**GOAL:**
Can you transcribe the data exactly? Leave the pictures out.

┏━━

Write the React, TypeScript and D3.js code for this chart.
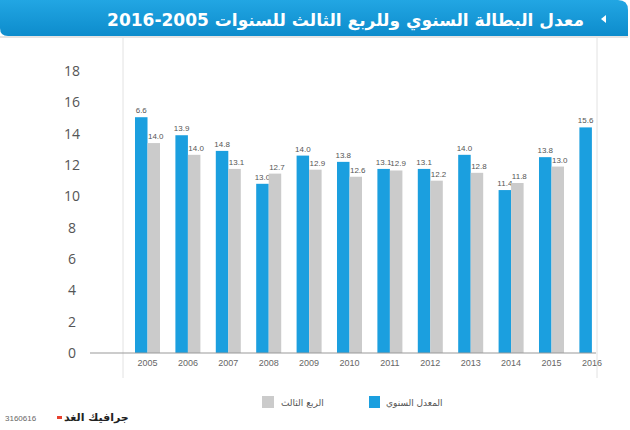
import React from "react";
import * as d3 from "d3";

// values
const years = ["2005", "2006", "2007", "2008", "2009", "2010", "2011", "2012", "2013", "2014", "2015", "2016"];
const annual = [15.05, 13.9, 12.9, 10.8, 12.6, 12.2, 11.75, 11.75, 12.65, 10.4, 12.5, 14.4];
const thirdQuarter = [13.4, 12.65, 11.75, 11.45, 11.7, 11.25, 11.65, 11.0, 11.5, 10.85, 11.9, null];
const annualLabels = ["6.6", "13.9", "14.8", "13.0", "14.0", "13.8", "13.1", "13.1", "14.0", "11.4", "13.8", "15.6"];
const quarterLabels = ["14.0", "14.0", "13.1", "12.7", "12.9", "12.6", "12.9", "12.2", "12.8", "11.8", "13.0", ""];
const yTicks = [0, 2, 4, 6, 8, 10, 12, 14, 16, 18];

const title = "معدل البطالة السنوي وللربع الثالث للسنوات 2005-2016";
const legendAnnual = "المعدل السنوي";
const legendQuarter = "الربع الثالث";
const credit = "جرافيك الغد";
const code = "3160616";

const W = 630;
const H = 430;
const BLUE = "#1b9fdf";
const GREY = "#cbcbcb";
const AR_FONT = "'DejaVu Sans', sans-serif";
const NUM_FONT = "'Liberation Sans Narrow', 'Liberation Sans', sans-serif";

const App: React.FC = () => {
  const y = d3.scaleLinear().domain([0, 18]).range([353, 71]);
  const x = d3.scaleBand().domain(years).range([135, 604.4]).paddingInner(0.381).paddingOuter(0);
  const sub = d3.scaleBand().domain(["annual", "quarter"]).range([0, x.bandwidth()]);

  return (
    <svg
      width={W}
      height={H}
      style={{ position: "absolute", left: 0, top: 0, background: "#fff" }}
    >
      <defs>
        <linearGradient id="banner" x1="0" y1="0" x2="0" y2="1">
          <stop offset="0" stopColor="#22a6e3" />
          <stop offset="1" stopColor="#0d8ccc" />
        </linearGradient>
      </defs>

      {/* banner */}
      <path
        d="M0,0 L618,0 Q628,0 628,10 L628,36 L8,36 Q0,36 0,28 Z"
        fill="url(#banner)"
      />
      <rect x={0} y={36} width={628} height={2} fill="#e4e4e4" />
      <path d="M606,15 L606,23 L601,19 Z" fill="#fff" />
      <text
        x={584}
        y={26}
        direction="rtl"
        textAnchor="start"
        fontFamily={AR_FONT}
        fontWeight="bold"
        fontSize={17}
        fill="#fff"
      >
        {title}
      </text>

      {/* frame lines */}
      <line x1={123} x2={123} y1={38} y2={378} stroke="#e2e2e2" />
      <line x1={597} x2={597} y1={38} y2={378} stroke="#e2e2e2" />

      {/* y ticks */}
      {yTicks.map((t) => (
        <text
          key={t}
          x={72}
          y={y(t) + 5}
          textAnchor="middle"
          fontFamily="'Open Sans', sans-serif"
          fontSize={14}
          fill="#555"
        >
          {t}
        </text>
      ))}

      {/* bars */}
      {years.map((yr, i) => (
        <g key={yr} transform={`translate(${x(yr)},0)`}>
          <rect
            x={sub("annual")}
            y={y(annual[i])}
            width={sub.bandwidth()}
            height={y(0) - y(annual[i])}
            fill={BLUE}
          />
          <text
            x={sub("annual")! + sub.bandwidth() / 2}
            y={y(annual[i]) - 4}
            textAnchor="middle"
            fontFamily={NUM_FONT}
            fontSize={8}
            fill="#555"
          >
            {annualLabels[i]}
          </text>
          {thirdQuarter[i] !== null && (
            <>
              <rect
                x={sub("quarter")}
                y={y(thirdQuarter[i]!)}
                width={sub.bandwidth()}
                height={y(0) - y(thirdQuarter[i]!)}
                fill={GREY}
              />
              <text
                x={sub("quarter")! + sub.bandwidth() / 2 + 2}
                y={y(thirdQuarter[i]!) - 4}
                textAnchor="middle"
                fontFamily={NUM_FONT}
                fontSize={8}
                fill="#555"
              >
                {quarterLabels[i]}
              </text>
            </>
          )}
          <text
            x={x.bandwidth() / 2}
            y={366}
            textAnchor="middle"
            fontFamily={NUM_FONT}
            fontSize={9}
            fill="#666"
          >
            {yr}
          </text>
        </g>
      ))}

      {/* x axis */}
      <line x1={90} x2={596} y1={y(0)} y2={y(0)} stroke="#9a9a9a" strokeWidth={1.2} />

      {/* legend */}
      <rect x={262} y={396} width={12} height={12} fill={GREY} />
      <text x={281} y={406} fontFamily={AR_FONT} fontSize={9} fill="#555">
        {legendQuarter}
      </text>
      <rect x={369} y={396} width={11} height={12} fill={BLUE} />
      <text x={386} y={406} fontFamily={AR_FONT} fontSize={9} fill="#555">
        {legendAnnual}
      </text>

      {/* credit */}
      <text x={5} y={421} fontFamily={NUM_FONT} fontSize={8} fill="#666">
        {code}
      </text>
      <text x={64} y={421} fontFamily={AR_FONT} fontWeight="bold" fontSize={11} fill="#222">
        {credit}
      </text>
      <rect x={57} y={416} width={5} height={3} fill="#e8412e" />
    </svg>
  );
};

export default App;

┗━━

**TASK RESPONSE:**
Write the React, TypeScript and D3.js code for this chart.
import React from "react";
import * as d3 from "d3";

// values
const years = ["2005", "2006", "2007", "2008", "2009", "2010", "2011", "2012", "2013", "2014", "2015", "2016"];
const annual = [15.05, 13.9, 12.9, 10.8, 12.6, 12.2, 11.75, 11.75, 12.65, 10.4, 12.5, 14.4];
const thirdQuarter = [13.4, 12.65, 11.75, 11.45, 11.7, 11.25, 11.65, 11.0, 11.5, 10.85, 11.9, null];
const annualLabels = ["6.6", "13.9", "14.8", "13.0", "14.0", "13.8", "13.1", "13.1", "14.0", "11.4", "13.8", "15.6"];
const quarterLabels = ["14.0", "14.0", "13.1", "12.7", "12.9", "12.6", "12.9", "12.2", "12.8", "11.8", "13.0", ""];
const yTicks = [0, 2, 4, 6, 8, 10, 12, 14, 16, 18];

const title = "معدل البطالة السنوي وللربع الثالث للسنوات 2005-2016";
const legendAnnual = "المعدل السنوي";
const legendQuarter = "الربع الثالث";
const credit = "جرافيك الغد";
const code = "3160616";

const W = 630;
const H = 430;
const BLUE = "#1b9fdf";
const GREY = "#cbcbcb";
const AR_FONT = "'DejaVu Sans', sans-serif";
const NUM_FONT = "'Liberation Sans Narrow', 'Liberation Sans', sans-serif";

const App: React.FC = () => {
  const y = d3.scaleLinear().domain([0, 18]).range([353, 71]);
  const x = d3.scaleBand().domain(years).range([135, 604.4]).paddingInner(0.381).paddingOuter(0);
  const sub = d3.scaleBand().domain(["annual", "quarter"]).range([0, x.bandwidth()]);

  return (
    <svg
      width={W}
      height={H}
      style={{ position: "absolute", left: 0, top: 0, background: "#fff" }}
    >
      <defs>
        <linearGradient id="banner" x1="0" y1="0" x2="0" y2="1">
          <stop offset="0" stopColor="#22a6e3" />
          <stop offset="1" stopColor="#0d8ccc" />
        </linearGradient>
      </defs>

      {/* banner */}
      <path
        d="M0,0 L618,0 Q628,0 628,10 L628,36 L8,36 Q0,36 0,28 Z"
        fill="url(#banner)"
      />
      <rect x={0} y={36} width={628} height={2} fill="#e4e4e4" />
      <path d="M606,15 L606,23 L601,19 Z" fill="#fff" />
      <text
        x={584}
        y={26}
        direction="rtl"
        textAnchor="start"
        fontFamily={AR_FONT}
        fontWeight="bold"
        fontSize={17}
        fill="#fff"
      >
        {title}
      </text>

      {/* frame lines */}
      <line x1={123} x2={123} y1={38} y2={378} stroke="#e2e2e2" />
      <line x1={597} x2={597} y1={38} y2={378} stroke="#e2e2e2" />

      {/* y ticks */}
      {yTicks.map((t) => (
        <text
          key={t}
          x={72}
          y={y(t) + 5}
          textAnchor="middle"
          fontFamily="'Open Sans', sans-serif"
          fontSize={14}
          fill="#555"
        >
          {t}
        </text>
      ))}

      {/* bars */}
      {years.map((yr, i) => (
        <g key={yr} transform={`translate(${x(yr)},0)`}>
          <rect
            x={sub("annual")}
            y={y(annual[i])}
            width={sub.bandwidth()}
            height={y(0) - y(annual[i])}
            fill={BLUE}
          />
          <text
            x={sub("annual")! + sub.bandwidth() / 2}
            y={y(annual[i]) - 4}
            textAnchor="middle"
            fontFamily={NUM_FONT}
            fontSize={8}
            fill="#555"
          >
            {annualLabels[i]}
          </text>
          {thirdQuarter[i] !== null && (
            <>
              <rect
                x={sub("quarter")}
                y={y(thirdQuarter[i]!)}
                width={sub.bandwidth()}
                height={y(0) - y(thirdQuarter[i]!)}
                fill={GREY}
              />
              <text
                x={sub("quarter")! + sub.bandwidth() / 2 + 2}
                y={y(thirdQuarter[i]!) - 4}
                textAnchor="middle"
                fontFamily={NUM_FONT}
                fontSize={8}
                fill="#555"
              >
                {quarterLabels[i]}
              </text>
            </>
          )}
          <text
            x={x.bandwidth() / 2}
            y={366}
            textAnchor="middle"
            fontFamily={NUM_FONT}
            fontSize={9}
            fill="#666"
          >
            {yr}
          </text>
        </g>
      ))}

      {/* x axis */}
      <line x1={90} x2={596} y1={y(0)} y2={y(0)} stroke="#9a9a9a" strokeWidth={1.2} />

      {/* legend */}
      <rect x={262} y={396} width={12} height={12} fill={GREY} />
      <text x={281} y={406} fontFamily={AR_FONT} fontSize={9} fill="#555">
        {legendQuarter}
      </text>
      <rect x={369} y={396} width={11} height={12} fill={BLUE} />
      <text x={386} y={406} fontFamily={AR_FONT} fontSize={9} fill="#555">
        {legendAnnual}
      </text>

      {/* credit */}
      <text x={5} y={421} fontFamily={NUM_FONT} fontSize={8} fill="#666">
        {code}
      </text>
      <text x={64} y={421} fontFamily={AR_FONT} fontWeight="bold" fontSize={11} fill="#222">
        {credit}
      </text>
      <rect x={57} y={416} width={5} height={3} fill="#e8412e" />
    </svg>
  );
};

export default App;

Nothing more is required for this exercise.